Britannia Park is a campsite belonging to Girl Guides Victoria. It is located near Yarra Junction in Victoria, Australia. It is 72 km east of Melbourne. The site covers 42 acres (approx 10 hectares), although the original purchase was smaller.

The site had originally been part of the Britannia Creek Wood Distillation Plant.

Fundraising to buy the site began in 1934 and continued until 1938. Helen Storrow contributed £100. A competition was held for a typically Australian round, to be sold to raise funds. The winning song, Kookaburra, by Marion Sinclair, was sung at the 1934 Scout Jamboree in the presence of Lord and Lady Baden-Powell.

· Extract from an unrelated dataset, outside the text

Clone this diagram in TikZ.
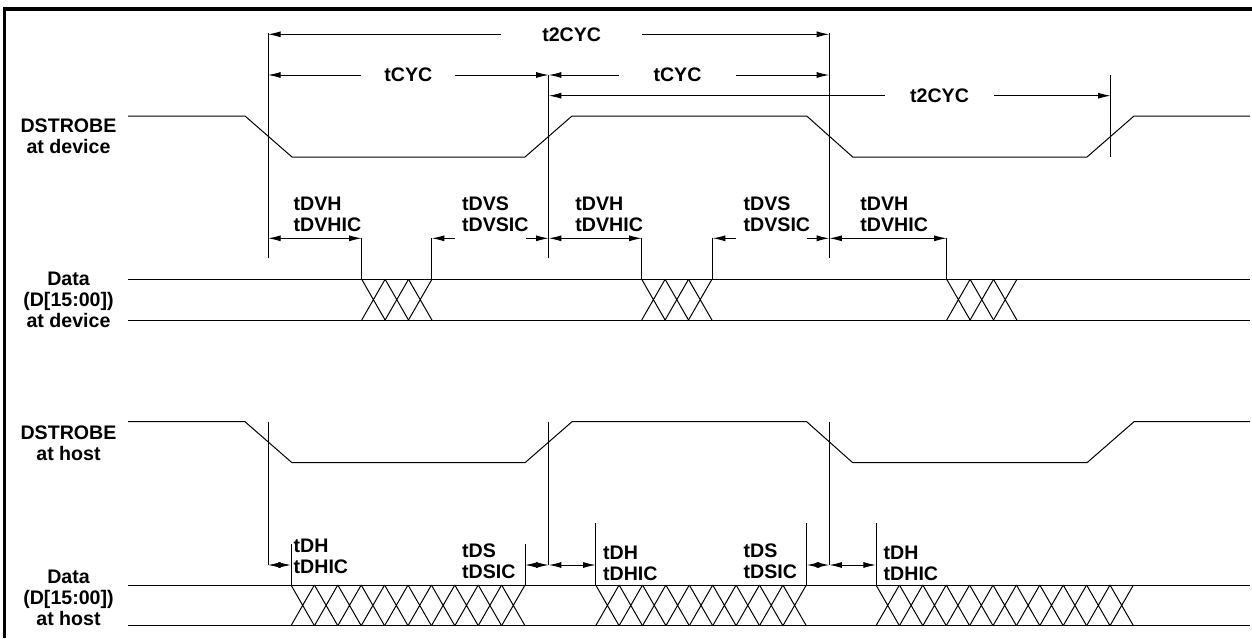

The opening ceremony was planned to be held in January 1939, with Lord Hampton representing Lord Baden-Powell, the founder of Guiding worldwide. Bushfires in Victoria made this impossible, and the event was rescheduled for September 1939. The outbreak of World War II forced the cancellation of the ceremony entirely. Despite this, the first camps on the site were held in 1939. A large fête called 'Walkabout' had been planned to be held in the Melbourne Town Hall in the same year to raise money for the camp. The fête was held as planned, but the money raised (£1,000) was given to the Red Cross and to the Guide War Work for British evacuee children.

== Name ==
At the time of purchase, the property was known as "Britannia House". For many years after, both the house and the wider property were called simply "Guide House". In 1965, it was decided that this was too confusing. After much consideration, the name "Britannia Park" was chosen, incorporating the initials of the Founder and the old name of the property. The house is still called "Guide House"

==Facilities==
Guide House sleeps twenty-eight people. The Camberwell Room is the main living room in Guide House and is named after the Camberwell District who originally gave the money to furnish it. A blanket made from the wool of a Confederate soldier's uniform, donated by Helen Storrow, hangs in the Camberwell Room. There are several other smaller buildings that to accommodate other groups sizes and for some memorabilia kept on site.

==Events==
===Southern Cross===
Southern Cross was an international camp held here in 1970.

===State Camps===
State Camps were held approximately every three years during the January school holidays. At some time this was changed (possibly due to water restrictions and bush fire danger) to be held in the September School Holidays.
- 1964, State Camp 'Tartandi'
- 1967.
- 1970
- 1973 : 'Wirake'
- 1976
- 1979
- 1982, 'Alterama'
- 1987, 'Milpara'.
- 2007 'Tikana' was held, commemorating 100 years since Baden-Powell's initial Brownsea Island Scout camp in 1907
- 2010 'ACE' camp transferred to Geelong due to fire risk during the January school holidays.

===Australian Centenary Event===
The Australian Centenary Event (ACE), an international camp, was to be held at Britannia Park in January 2010. Due to increased potential fire risk at Britannia Park during the summer months, it was relocated by the organising committee to the Marcus Oldham College in Geelong.